↓↓↓

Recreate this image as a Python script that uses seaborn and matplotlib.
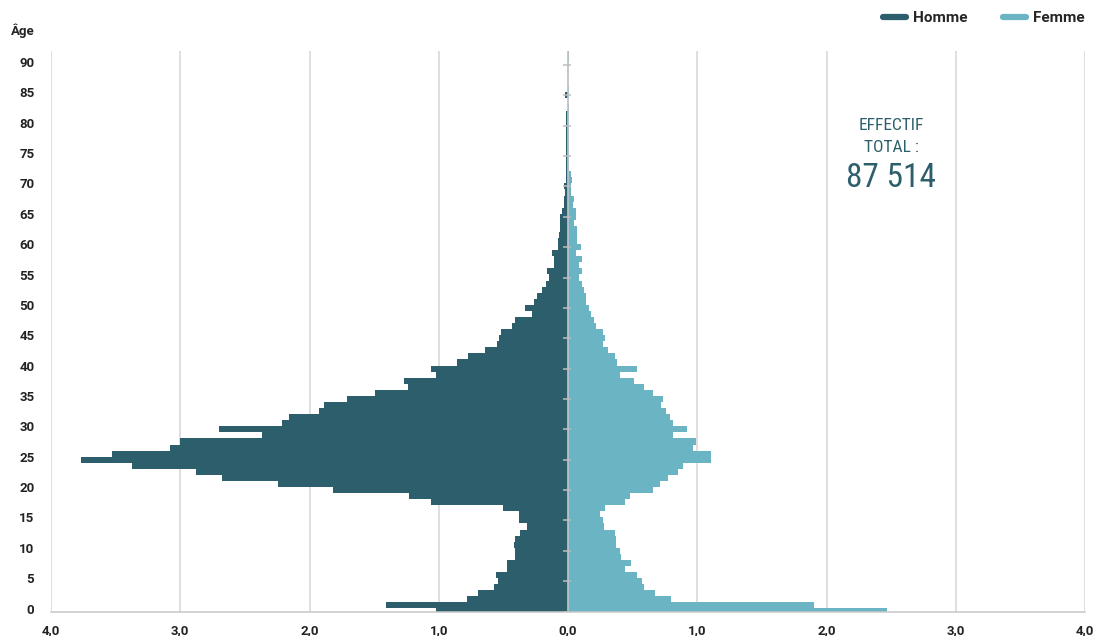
import matplotlib
matplotlib.use('Agg')
import pandas as pd
import matplotlib.pyplot as plt
import matplotlib.transforms as mtransforms
import seaborn as sns
from matplotlib.lines import Line2D
from matplotlib import font_manager


def pick_font(*names):
    for name in names:
        try:
            font_manager.findfont(name, fallback_to_default=False)
            return name
        except ValueError:
            pass
    return 'DejaVu Sans'


# Pyramid data: share of total headcount (%) per single year of age
ages = list(range(93))
homme = [
    1.02, 1.41, 0.78, 0.70, 0.57, 0.54, 0.56, 0.47, 0.47, 0.41,
    0.41, 0.42, 0.41, 0.37, 0.32, 0.38, 0.38, 0.50, 1.06, 1.23,
    1.82, 2.24, 2.68, 2.88, 3.37, 3.77, 3.53, 3.08, 3.00, 2.37,
    2.70, 2.21, 2.16, 1.93, 1.89, 1.71, 1.49, 1.24, 1.27, 1.02,
    1.06, 0.86, 0.77, 0.64, 0.55, 0.53, 0.52, 0.43, 0.41, 0.28,
    0.33, 0.26, 0.24, 0.20, 0.17, 0.15, 0.16, 0.11, 0.11, 0.12,
    0.08, 0.08, 0.07, 0.06, 0.06, 0.06, 0.045, 0.03, 0.03, 0.02,
    0.03, 0.015, 0.015, 0.015, 0.015, 0.015, 0.015, 0.015, 0.015, 0.015,
    0.015, 0.015, 0.015, 0.0, 0.0, 0.02, 0.0, 0.0, 0.0, 0.0,
    0.0, 0.0, 0.0,
]
femme = [
    2.47, 1.90, 0.80, 0.67, 0.59, 0.57, 0.53, 0.44, 0.49, 0.41,
    0.40, 0.37, 0.37, 0.36, 0.28, 0.27, 0.25, 0.29, 0.44, 0.48,
    0.66, 0.71, 0.77, 0.85, 0.89, 1.11, 1.11, 0.97, 0.99, 0.81,
    0.92, 0.81, 0.79, 0.76, 0.72, 0.735, 0.66, 0.59, 0.51, 0.40,
    0.53, 0.38, 0.36, 0.31, 0.27, 0.29, 0.27, 0.22, 0.20, 0.18,
    0.16, 0.14, 0.14, 0.12, 0.11, 0.085, 0.11, 0.085, 0.11, 0.06,
    0.10, 0.07, 0.07, 0.07, 0.05, 0.06, 0.06, 0.04, 0.05, 0.02,
    0.02, 0.03, 0.02, 0.01, 0.01, 0.01, 0.01, 0.01, 0.01, 0.01,
    0.01, 0.01, 0.01, 0.01, 0.0, 0.008, 0.008, 0.0, 0.0, 0.0,
    0.0, 0.006, 0.006,
]
x_ticks = [-4, -3, -2, -1, 0, 1, 2, 3, 4]
x_tick_labels = ['4,0', '3,0', '2,0', '1,0', '0,0', '1,0', '2,0', '3,0', '4,0']
y_ticks = list(range(0, 91, 5))
total_effectif = '87 514'

dark = '#2c5f6b'
light = '#6ab4c4'
grey = '#d6d6d6'

df = pd.concat([
    pd.DataFrame({'age': ages, 'valeur': [-v for v in homme], 'sexe': 'Homme'}),
    pd.DataFrame({'age': ages, 'valeur': femme, 'sexe': 'Femme'}),
])

sns.set_style('white')
main_font = pick_font('Roboto', 'Lato', 'DejaVu Sans')
narrow_font = pick_font('Liberation Sans Narrow', 'Roboto Condensed', 'Roboto')
plt.rcParams['font.family'] = [main_font, 'DejaVu Sans']

fig = plt.figure(figsize=(11.04, 6.36), dpi=100)
ax = fig.add_axes([51 / 1104, 24.5 / 636, 1034 / 1104, 560.5 / 636])

sns.barplot(
    data=df, x='valeur', y='age', hue='sexe',
    palette={'Homme': dark, 'Femme': light},
    orient='h', native_scale=True, width=1.0, dodge=False,
    saturation=1, errorbar=None, linewidth=0, legend=False, ax=ax,
)

ax.set_xlim(-4, 4)
ax.set_ylim(0, 92.3)
ax.set_xlabel('')
ax.set_ylabel('')

ax.set_xticks(x_ticks)
ax.set_xticklabels(x_tick_labels)
ax.set_yticks(y_ticks)
ax.set_yticklabels([str(a) for a in y_ticks])
ax.tick_params(axis='y', length=5, width=1, color='#c4c4c4', pad=7,
               labelsize=9.5, labelcolor='#222222')
ax.tick_params(axis='x', length=3, width=1, color='#c4c4c4', pad=6,
               labelsize=9.5, labelcolor='#222222')
for lab in ax.get_xticklabels() + ax.get_yticklabels():
    lab.set_fontweight('semibold')
# age labels sit a little above their tick marks
lift = mtransforms.ScaledTranslation(0, 3 / 100, fig.dpi_scale_trans)
for lab in ax.get_yticklabels():
    lab.set_transform(lab.get_transform() + lift)

ax.grid(axis='x', color=grey, lw=1.1)
ax.grid(axis='y', visible=False)
ax.set_axisbelow(True)
for side in ['top', 'right', 'left']:
    ax.spines[side].set_visible(False)
ax.spines['bottom'].set_color('#c8c8c8')
ax.spines['bottom'].set_linewidth(1.1)

# central axis with its own small ticks
ax.axvline(0, color='#c4c4c4', lw=1.2, zorder=3)
ax.hlines(y_ticks, -0.04, 0.025, color='#bdbdbd', lw=1.1, zorder=3)

fig.text(23 / 1104, 1 - 31 / 636, 'Âge', ha='center', va='center',
         fontsize=9.5, fontweight='semibold', color='#222222')

# total headcount annotation
fig.text(891 / 1104, 1 - 125 / 636, 'EFFECTIF', ha='center', va='center',
         fontsize=12.5, color=dark, family=narrow_font)
fig.text(891 / 1104, 1 - 147 / 636, 'TOTAL :', ha='center', va='center',
         fontsize=12.5, color=dark, family=narrow_font)
fig.text(891 / 1104, 1 - 178 / 636, total_effectif, ha='center', va='center',
         fontsize=24, color=dark, family=narrow_font)

handles = [
    Line2D([], [], color=dark, lw=4.5, solid_capstyle='round'),
    Line2D([], [], color=light, lw=4.5, solid_capstyle='round'),
]
fig.legend(handles, ['Homme', 'Femme'], loc='center right',
           bbox_to_anchor=(1085 / 1104, 1 - 18 / 636), ncol=2, frameon=False,
           handlelength=1.5, handletextpad=0.5, columnspacing=2.3,
           borderpad=0, borderaxespad=0,
           prop={'size': 11, 'weight': 'semibold', 'family': main_font})

fig.savefig('out.png', dpi=100, facecolor='white')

↑↑↑

Written request:
Repeat the listing above from its first line through the line that contains "grey = '#d6d6d6'", both included, and nothing more. Drop the pictures.

Result of the task:
Recreate this image as a Python script that uses seaborn and matplotlib.
import matplotlib
matplotlib.use('Agg')
import pandas as pd
import matplotlib.pyplot as plt
import matplotlib.transforms as mtransforms
import seaborn as sns
from matplotlib.lines import Line2D
from matplotlib import font_manager


def pick_font(*names):
    for name in names:
        try:
            font_manager.findfont(name, fallback_to_default=False)
            return name
        except ValueError:
            pass
    return 'DejaVu Sans'


# Pyramid data: share of total headcount (%) per single year of age
ages = list(range(93))
homme = [
    1.02, 1.41, 0.78, 0.70, 0.57, 0.54, 0.56, 0.47, 0.47, 0.41,
    0.41, 0.42, 0.41, 0.37, 0.32, 0.38, 0.38, 0.50, 1.06, 1.23,
    1.82, 2.24, 2.68, 2.88, 3.37, 3.77, 3.53, 3.08, 3.00, 2.37,
    2.70, 2.21, 2.16, 1.93, 1.89, 1.71, 1.49, 1.24, 1.27, 1.02,
    1.06, 0.86, 0.77, 0.64, 0.55, 0.53, 0.52, 0.43, 0.41, 0.28,
    0.33, 0.26, 0.24, 0.20, 0.17, 0.15, 0.16, 0.11, 0.11, 0.12,
    0.08, 0.08, 0.07, 0.06, 0.06, 0.06, 0.045, 0.03, 0.03, 0.02,
    0.03, 0.015, 0.015, 0.015, 0.015, 0.015, 0.015, 0.015, 0.015, 0.015,
    0.015, 0.015, 0.015, 0.0, 0.0, 0.02, 0.0, 0.0, 0.0, 0.0,
    0.0, 0.0, 0.0,
]
femme = [
    2.47, 1.90, 0.80, 0.67, 0.59, 0.57, 0.53, 0.44, 0.49, 0.41,
    0.40, 0.37, 0.37, 0.36, 0.28, 0.27, 0.25, 0.29, 0.44, 0.48,
    0.66, 0.71, 0.77, 0.85, 0.89, 1.11, 1.11, 0.97, 0.99, 0.81,
    0.92, 0.81, 0.79, 0.76, 0.72, 0.735, 0.66, 0.59, 0.51, 0.40,
    0.53, 0.38, 0.36, 0.31, 0.27, 0.29, 0.27, 0.22, 0.20, 0.18,
    0.16, 0.14, 0.14, 0.12, 0.11, 0.085, 0.11, 0.085, 0.11, 0.06,
    0.10, 0.07, 0.07, 0.07, 0.05, 0.06, 0.06, 0.04, 0.05, 0.02,
    0.02, 0.03, 0.02, 0.01, 0.01, 0.01, 0.01, 0.01, 0.01, 0.01,
    0.01, 0.01, 0.01, 0.01, 0.0, 0.008, 0.008, 0.0, 0.0, 0.0,
    0.0, 0.006, 0.006,
]
x_ticks = [-4, -3, -2, -1, 0, 1, 2, 3, 4]
x_tick_labels = ['4,0', '3,0', '2,0', '1,0', '0,0', '1,0', '2,0', '3,0', '4,0']
y_ticks = list(range(0, 91, 5))
total_effectif = '87 514'

dark = '#2c5f6b'
light = '#6ab4c4'
grey = '#d6d6d6'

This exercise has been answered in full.